▶ [WHAT TO DO]
Reproduce the listing word for word, leaving every picture behind.

══ SUPPLIED MATERIAL ══

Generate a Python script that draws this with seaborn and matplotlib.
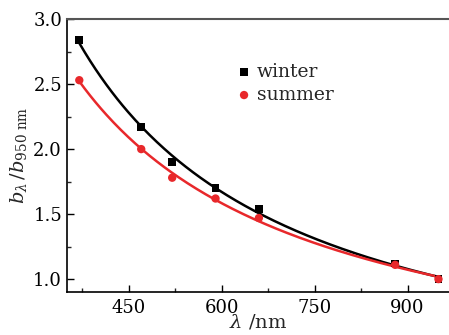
import numpy as np
import pandas as pd
import matplotlib
matplotlib.use('Agg')
import matplotlib.pyplot as plt
import seaborn as sns
from matplotlib.ticker import MultipleLocator

wavelength = [370, 470, 520, 590, 660, 880, 950]
winter = [2.84, 2.17, 1.90, 1.70, 1.54, 1.12, 1.00]
summer = [2.53, 2.00, 1.78, 1.62, 1.47, 1.11, 1.00]

sns.set_style('ticks')
plt.rcParams['font.family'] = ['DejaVu Serif']
plt.rcParams['mathtext.fontset'] = 'dejavuserif'
plt.rcParams['xtick.direction'] = 'in'
plt.rcParams['ytick.direction'] = 'in'

df = pd.DataFrame({'wl': wavelength, 'winter': winter, 'summer': summer})

#power-law fit for each season
def power_fit(x, y):
    k, c = np.polyfit(np.log(x), np.log(y), 1)
    xs = np.linspace(min(x), max(x), 200)
    return xs, np.exp(c) * xs ** k

red = '#e8282b'
fig = plt.figure(figsize=(4.49, 3.35), dpi=100)
ax = fig.add_axes([0.149, 0.128, 0.851, 0.815])

xs, yw = power_fit(df['wl'], df['winter'])
sns.lineplot(x=xs, y=yw, color='black', linewidth=1.8, ax=ax)
xs, ys = power_fit(df['wl'], df['summer'])
sns.lineplot(x=xs, y=ys, color=red, linewidth=1.8, ax=ax)

sns.scatterplot(data=df, x='wl', y='winter', marker='s', s=32, color='black',
                edgecolor='none', label='winter', ax=ax, zorder=3)
sns.scatterplot(data=df, x='wl', y='summer', marker='o', s=36, color=red,
                edgecolor='none', label='summer', ax=ax, zorder=3)

ax.set_xlim(350, 967)
ax.set_ylim(0.9, 3.0)
ax.set_xticks([450, 600, 750, 900])
ax.xaxis.set_minor_locator(MultipleLocator(75))
ax.yaxis.set_major_locator(MultipleLocator(0.5))
ax.yaxis.set_minor_locator(MultipleLocator(0.25))
ax.tick_params(which='major', length=5, width=1, labelsize=13, colors='black')
ax.tick_params(which='minor', length=3, width=1)
ax.tick_params(axis='x', pad=5)

for side in ['left', 'bottom']:
    ax.spines[side].set_color('black')
    ax.spines[side].set_linewidth(1.2)
ax.spines['top'].set_color('#555555')
ax.spines['top'].set_linewidth(1.5)
ax.spines['right'].set_visible(False)

ax.set_xlabel(r'$\lambda$ /nm', fontsize=14, labelpad=-3)
ax.set_ylabel(r'$b_\lambda\,/b_{950\ \mathrm{nm}}$', fontsize=14, labelpad=3)

ax.legend(loc='upper left', bbox_to_anchor=(0.39, 0.9), frameon=False,
          fontsize=13.5, handletextpad=0.1, labelspacing=0.25, handlelength=1.2)

fig.savefig('out.png', dpi=100)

═══

▶ [RESPONSE TO THIS TASK]
Generate a Python script that draws this with seaborn and matplotlib.
import numpy as np
import pandas as pd
import matplotlib
matplotlib.use('Agg')
import matplotlib.pyplot as plt
import seaborn as sns
from matplotlib.ticker import MultipleLocator

wavelength = [370, 470, 520, 590, 660, 880, 950]
winter = [2.84, 2.17, 1.90, 1.70, 1.54, 1.12, 1.00]
summer = [2.53, 2.00, 1.78, 1.62, 1.47, 1.11, 1.00]

sns.set_style('ticks')
plt.rcParams['font.family'] = ['DejaVu Serif']
plt.rcParams['mathtext.fontset'] = 'dejavuserif'
plt.rcParams['xtick.direction'] = 'in'
plt.rcParams['ytick.direction'] = 'in'

df = pd.DataFrame({'wl': wavelength, 'winter': winter, 'summer': summer})

#power-law fit for each season
def power_fit(x, y):
    k, c = np.polyfit(np.log(x), np.log(y), 1)
    xs = np.linspace(min(x), max(x), 200)
    return xs, np.exp(c) * xs ** k

red = '#e8282b'
fig = plt.figure(figsize=(4.49, 3.35), dpi=100)
ax = fig.add_axes([0.149, 0.128, 0.851, 0.815])

xs, yw = power_fit(df['wl'], df['winter'])
sns.lineplot(x=xs, y=yw, color='black', linewidth=1.8, ax=ax)
xs, ys = power_fit(df['wl'], df['summer'])
sns.lineplot(x=xs, y=ys, color=red, linewidth=1.8, ax=ax)

sns.scatterplot(data=df, x='wl', y='winter', marker='s', s=32, color='black',
                edgecolor='none', label='winter', ax=ax, zorder=3)
sns.scatterplot(data=df, x='wl', y='summer', marker='o', s=36, color=red,
                edgecolor='none', label='summer', ax=ax, zorder=3)

ax.set_xlim(350, 967)
ax.set_ylim(0.9, 3.0)
ax.set_xticks([450, 600, 750, 900])
ax.xaxis.set_minor_locator(MultipleLocator(75))
ax.yaxis.set_major_locator(MultipleLocator(0.5))
ax.yaxis.set_minor_locator(MultipleLocator(0.25))
ax.tick_params(which='major', length=5, width=1, labelsize=13, colors='black')
ax.tick_params(which='minor', length=3, width=1)
ax.tick_params(axis='x', pad=5)

for side in ['left', 'bottom']:
    ax.spines[side].set_color('black')
    ax.spines[side].set_linewidth(1.2)
ax.spines['top'].set_color('#555555')
ax.spines['top'].set_linewidth(1.5)
ax.spines['right'].set_visible(False)

ax.set_xlabel(r'$\lambda$ /nm', fontsize=14, labelpad=-3)
ax.set_ylabel(r'$b_\lambda\,/b_{950\ \mathrm{nm}}$', fontsize=14, labelpad=3)

ax.legend(loc='upper left', bbox_to_anchor=(0.39, 0.9), frameon=False,
          fontsize=13.5, handletextpad=0.1, labelspacing=0.25, handlelength=1.2)

fig.savefig('out.png', dpi=100)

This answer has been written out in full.